Con Netflix, questo equilibrio è stato sovvertito. L’abolizione dell’episodio pilota e il rilascio simultaneo delle stagioni hanno imposto agli sceneggiatori un nuovo modello produttivo: le serie devono essere concepite per il consumo compulsivo, eliminando i tempi morti e privilegiando una narrazione frammentaria, scandita da cliffhanger incessanti. L’attenzione dello spettatore, ormai abituato a distrarsi, deve essere costantemente catturata, pena l’abbandono della visione.
Ma vi è un aspetto ancora più problematico: la piattaforma stessa detta le regole della scrittura. Molti autori hanno rivelato di ricevere indicazioni precise affinché i dialoghi siano esplicativi, ripetitivi, costruiti per consentire la comprensione anche a chi guarda distrattamente. L’immagine cede così il passo alla didascalia, la narrazione diventa un accessorio e il racconto perde profondità. Si produce non più per un pubblico attento, ma per un algoritmo che analizza dati e preferenze. Il risultato è una produzione standardizzata, priva di audacia e di sperimentazione, in cui il valore artistico è subordinato alle logiche dell’intrattenimento mordi e fuggi.
La scomparsa dell’attesa, l’illusione della libertà e la perdita del coinvolgimento
Uno degli aspetti più significativi di questa metamorfosi è la scomparsa del valore dell’attesa. Il rilascio settimanale di episodi, un tempo prassi consolidata, generava un senso di suspence, di desiderio, di partecipazione collettiva. L’attesa era parte integrante dell’esperienza, alimentava il dibattito, rendeva la narrazione un fenomeno culturale condiviso.
Oggi, la pubblicazione immediata delle stagioni ha spezzato questo meccanismo, convertendo la fruizione in un atto solitario e fugace. Si divora una serie in poche ore, senza il tempo di assimilarla, senza che possa sedimentare nella memoria. Il giorno dopo, si passa a un altro contenuto, senza nostalgia, senza approfondimento. Il binge-watching, pur offrendo l’illusione di un coinvolgimento totale, si traduce in realtà in una forma di consumo accelerato, che priva la storia del suo respiro e del suo impatto emotivo.
Non è un caso che alcune piattaforme abbiano iniziato a reintrodurre il rilascio settimanale, nel tentativo di recuperare un’esperienza più diluita e partecipata. Tuttavia, il pubblico, ormai abituato alla gratificazione immediata, fatica ad accettare questa inversione di tendenza. Il danno è già stato fatto: l’industria ha formato una generazione di spettatori impazienti, incapaci di attendere, sempre alla ricerca del prossimo contenuto da consumare.

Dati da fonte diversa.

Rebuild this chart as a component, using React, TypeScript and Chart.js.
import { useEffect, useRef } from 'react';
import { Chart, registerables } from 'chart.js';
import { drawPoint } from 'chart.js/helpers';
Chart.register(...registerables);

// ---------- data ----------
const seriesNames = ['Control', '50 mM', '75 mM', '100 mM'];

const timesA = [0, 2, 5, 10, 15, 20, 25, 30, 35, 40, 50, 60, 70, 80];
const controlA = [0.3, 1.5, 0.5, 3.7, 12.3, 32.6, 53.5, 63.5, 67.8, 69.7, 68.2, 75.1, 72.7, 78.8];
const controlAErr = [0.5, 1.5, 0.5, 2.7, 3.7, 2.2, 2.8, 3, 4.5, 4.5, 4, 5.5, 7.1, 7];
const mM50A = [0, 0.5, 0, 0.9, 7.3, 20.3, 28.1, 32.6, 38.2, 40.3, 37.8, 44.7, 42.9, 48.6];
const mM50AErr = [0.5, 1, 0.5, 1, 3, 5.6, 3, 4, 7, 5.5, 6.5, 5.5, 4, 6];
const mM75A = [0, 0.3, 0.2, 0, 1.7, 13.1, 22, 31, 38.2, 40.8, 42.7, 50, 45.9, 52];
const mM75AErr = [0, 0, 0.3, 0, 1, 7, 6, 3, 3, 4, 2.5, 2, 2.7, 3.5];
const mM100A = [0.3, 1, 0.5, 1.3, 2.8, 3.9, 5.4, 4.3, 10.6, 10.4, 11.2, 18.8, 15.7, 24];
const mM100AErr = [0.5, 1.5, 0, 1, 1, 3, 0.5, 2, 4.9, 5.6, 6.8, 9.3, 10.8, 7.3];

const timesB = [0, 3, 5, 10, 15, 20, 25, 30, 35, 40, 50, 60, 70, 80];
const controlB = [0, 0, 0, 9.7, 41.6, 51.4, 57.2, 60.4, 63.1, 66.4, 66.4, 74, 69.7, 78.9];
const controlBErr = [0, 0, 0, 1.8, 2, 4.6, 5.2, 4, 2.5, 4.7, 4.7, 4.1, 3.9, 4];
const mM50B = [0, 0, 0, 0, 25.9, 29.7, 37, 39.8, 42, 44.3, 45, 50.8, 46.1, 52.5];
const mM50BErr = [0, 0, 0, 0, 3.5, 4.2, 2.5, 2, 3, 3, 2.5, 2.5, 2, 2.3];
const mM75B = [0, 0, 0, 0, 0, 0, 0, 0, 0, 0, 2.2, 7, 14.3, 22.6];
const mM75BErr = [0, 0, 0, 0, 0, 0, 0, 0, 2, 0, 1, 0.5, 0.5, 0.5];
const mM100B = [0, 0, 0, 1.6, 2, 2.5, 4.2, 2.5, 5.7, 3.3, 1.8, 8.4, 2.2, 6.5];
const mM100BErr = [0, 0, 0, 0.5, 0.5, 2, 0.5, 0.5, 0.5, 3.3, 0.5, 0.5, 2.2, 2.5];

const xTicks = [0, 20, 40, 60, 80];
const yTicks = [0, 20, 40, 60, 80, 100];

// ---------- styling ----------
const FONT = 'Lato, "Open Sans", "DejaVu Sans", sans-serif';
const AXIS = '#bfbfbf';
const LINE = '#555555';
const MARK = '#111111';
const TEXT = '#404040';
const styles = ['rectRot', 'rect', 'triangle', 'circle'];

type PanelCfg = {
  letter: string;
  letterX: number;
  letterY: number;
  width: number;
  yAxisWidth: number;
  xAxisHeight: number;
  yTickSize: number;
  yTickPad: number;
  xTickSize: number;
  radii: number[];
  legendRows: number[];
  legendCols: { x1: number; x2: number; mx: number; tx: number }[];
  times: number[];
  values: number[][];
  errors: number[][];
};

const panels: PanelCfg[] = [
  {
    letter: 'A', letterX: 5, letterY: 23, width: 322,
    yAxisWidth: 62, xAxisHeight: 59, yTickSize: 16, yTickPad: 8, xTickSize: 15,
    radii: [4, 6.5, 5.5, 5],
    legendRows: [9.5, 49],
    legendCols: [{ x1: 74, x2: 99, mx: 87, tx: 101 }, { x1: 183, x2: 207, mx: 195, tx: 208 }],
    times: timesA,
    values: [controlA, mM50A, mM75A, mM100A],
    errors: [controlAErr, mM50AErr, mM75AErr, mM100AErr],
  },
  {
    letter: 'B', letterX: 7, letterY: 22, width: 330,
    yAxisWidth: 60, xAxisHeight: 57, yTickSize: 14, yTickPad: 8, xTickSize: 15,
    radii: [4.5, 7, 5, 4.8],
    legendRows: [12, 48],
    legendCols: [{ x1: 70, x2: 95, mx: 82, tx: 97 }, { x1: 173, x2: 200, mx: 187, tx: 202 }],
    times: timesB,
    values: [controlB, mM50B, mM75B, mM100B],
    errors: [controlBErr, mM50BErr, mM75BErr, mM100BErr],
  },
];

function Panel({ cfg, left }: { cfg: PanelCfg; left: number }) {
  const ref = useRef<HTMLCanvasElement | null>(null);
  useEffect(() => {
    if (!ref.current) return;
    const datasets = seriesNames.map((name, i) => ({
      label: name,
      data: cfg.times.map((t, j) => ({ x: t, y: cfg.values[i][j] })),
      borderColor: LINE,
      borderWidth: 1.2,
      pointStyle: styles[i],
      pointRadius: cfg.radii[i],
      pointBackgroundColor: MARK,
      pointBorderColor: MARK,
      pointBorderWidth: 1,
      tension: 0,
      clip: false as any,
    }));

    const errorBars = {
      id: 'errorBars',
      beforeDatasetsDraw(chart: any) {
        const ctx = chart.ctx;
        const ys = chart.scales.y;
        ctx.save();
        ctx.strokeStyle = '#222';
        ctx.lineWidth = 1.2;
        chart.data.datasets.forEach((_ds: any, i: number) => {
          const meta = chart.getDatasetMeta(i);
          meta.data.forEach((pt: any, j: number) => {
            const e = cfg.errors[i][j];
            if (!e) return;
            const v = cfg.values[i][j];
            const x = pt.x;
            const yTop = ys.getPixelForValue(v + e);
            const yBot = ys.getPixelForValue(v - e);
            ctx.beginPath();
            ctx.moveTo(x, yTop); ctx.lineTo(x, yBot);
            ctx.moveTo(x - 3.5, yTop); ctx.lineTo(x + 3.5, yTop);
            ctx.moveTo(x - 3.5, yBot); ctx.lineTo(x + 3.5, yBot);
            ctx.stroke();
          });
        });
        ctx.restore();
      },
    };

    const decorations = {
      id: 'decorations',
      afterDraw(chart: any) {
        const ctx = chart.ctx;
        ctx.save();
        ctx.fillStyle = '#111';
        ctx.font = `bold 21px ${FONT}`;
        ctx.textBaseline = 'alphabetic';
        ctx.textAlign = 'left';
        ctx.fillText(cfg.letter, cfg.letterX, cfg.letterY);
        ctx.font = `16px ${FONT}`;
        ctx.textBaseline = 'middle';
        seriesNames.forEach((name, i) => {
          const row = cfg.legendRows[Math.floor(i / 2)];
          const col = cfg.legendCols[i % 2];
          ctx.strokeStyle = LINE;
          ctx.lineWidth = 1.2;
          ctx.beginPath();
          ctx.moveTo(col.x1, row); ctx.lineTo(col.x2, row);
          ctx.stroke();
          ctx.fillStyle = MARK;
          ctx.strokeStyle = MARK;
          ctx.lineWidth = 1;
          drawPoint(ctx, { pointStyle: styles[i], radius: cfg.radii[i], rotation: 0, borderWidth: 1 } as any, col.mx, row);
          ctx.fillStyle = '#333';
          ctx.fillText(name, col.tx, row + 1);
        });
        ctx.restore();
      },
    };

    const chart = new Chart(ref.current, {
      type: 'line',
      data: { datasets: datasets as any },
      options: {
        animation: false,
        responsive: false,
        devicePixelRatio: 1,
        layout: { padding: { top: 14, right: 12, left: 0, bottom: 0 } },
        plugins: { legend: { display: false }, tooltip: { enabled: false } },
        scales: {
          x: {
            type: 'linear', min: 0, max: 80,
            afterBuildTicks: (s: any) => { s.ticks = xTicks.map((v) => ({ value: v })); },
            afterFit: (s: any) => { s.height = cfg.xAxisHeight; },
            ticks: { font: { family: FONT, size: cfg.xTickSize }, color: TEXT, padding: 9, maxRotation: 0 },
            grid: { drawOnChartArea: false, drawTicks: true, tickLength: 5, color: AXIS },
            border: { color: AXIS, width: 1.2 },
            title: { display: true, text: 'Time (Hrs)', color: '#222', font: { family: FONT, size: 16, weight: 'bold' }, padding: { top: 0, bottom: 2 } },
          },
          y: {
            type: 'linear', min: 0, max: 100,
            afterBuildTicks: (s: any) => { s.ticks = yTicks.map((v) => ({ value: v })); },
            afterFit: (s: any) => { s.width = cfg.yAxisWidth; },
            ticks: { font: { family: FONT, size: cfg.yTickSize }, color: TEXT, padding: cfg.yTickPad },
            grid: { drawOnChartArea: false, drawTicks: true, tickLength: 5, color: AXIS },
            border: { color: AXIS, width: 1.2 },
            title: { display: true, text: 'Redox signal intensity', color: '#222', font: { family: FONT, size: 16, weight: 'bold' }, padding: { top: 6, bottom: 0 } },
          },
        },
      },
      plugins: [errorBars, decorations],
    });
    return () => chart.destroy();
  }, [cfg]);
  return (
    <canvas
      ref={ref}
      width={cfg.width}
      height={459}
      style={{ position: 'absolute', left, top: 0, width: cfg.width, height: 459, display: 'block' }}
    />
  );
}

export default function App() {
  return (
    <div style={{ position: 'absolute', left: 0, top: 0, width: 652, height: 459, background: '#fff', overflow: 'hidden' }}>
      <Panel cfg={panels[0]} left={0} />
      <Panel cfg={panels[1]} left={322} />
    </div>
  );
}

La spettacolarizzazione dell’oblio
Netflix ha reso il cinema e la serialità più flessibili, più comodi, più accessibili. Ma a quale prezzo? Il modello dello streaming ha alterato profondamente il nostro modo di relazionarci alla narrazione, svuotandola di valore e riducendola a un semplice passatempo. L’abbondanza di contenuti ha paradossalmente generato un’apatia diffusa: vediamo di più, ricordiamo meno.
Forse, il vero problema non è la tecnologia in sé, ma l’abitudine che essa ha instillato. Abbiamo disimparato a dare importanza alla scelta, all’attesa, alla qualità dell’esperienza.
In un’epoca in cui tutto è a portata di mano, la sfida più grande potrebbe essere riscoprire il piacere della lentezza, della selezione ponderata, del coinvolgimento autentico, per consentire al cinema e alla serialità di riacquistare il loro ruolo di strumenti culturali e non di meri prodotti di consumo.